C’est aussi pour créer des bulles d’humour qui permettent au spectateur de respirer, de faire retomber la tension ?
Exactement, mais un film, c’est tactique. Si je n’avais pas mis cette musique de la semaine à la Dolce Vita, et ces petites pastilles de croquet, je pense que les gens partaient de la salle ! On allait vers un truc beaucoup trop sec et pour le coup, ça ne m’aurait pas intéressé. C’était important qu’il y ait ces petites notes d’humour noir et absurde. On se contente de sourire, mais c’est déjà pas mal !
Le carré blanc au final, qu’est ce que c’est ? On aperçoit ces étiquettes sur les sacs mortuaires et les barquettes de viande. Julie Gayet interpelle aussi plusieurs fois son mari en lui disant : « tu le vois ? ». On comprend qu’elle fait référence à un monstre. Quel est ce monstre, notre société ? Est-ce que c’est parce qu’il n’a pas de visage que vous avez appelé votre film « Carré Blanc » ?
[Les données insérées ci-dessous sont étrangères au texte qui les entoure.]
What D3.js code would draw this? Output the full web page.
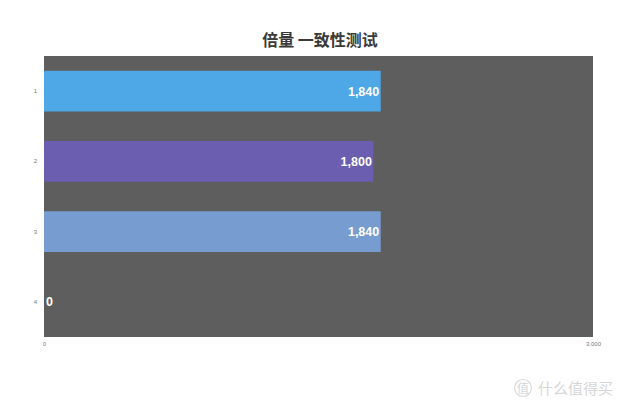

Il y a plusieurs choses pour Carré Blanc. On peut penser que ce sont ces logos qui symbolisent la viande hachée. Ce qui m’importe le plus, c’est que quand il y a ces décomptes numériques, les chiffres défilent, et le zéro est un carré. Je me suis dit, voilà à quoi se résume une vie, à ce petit carré numérique, qui symbolise une vie, qui apparaît, et qui est remplacée par une autre. C’est en fait ce qu’on est : un carré blanc, minuscule, dans un pavé numérique, qui décroit de seconde en seconde.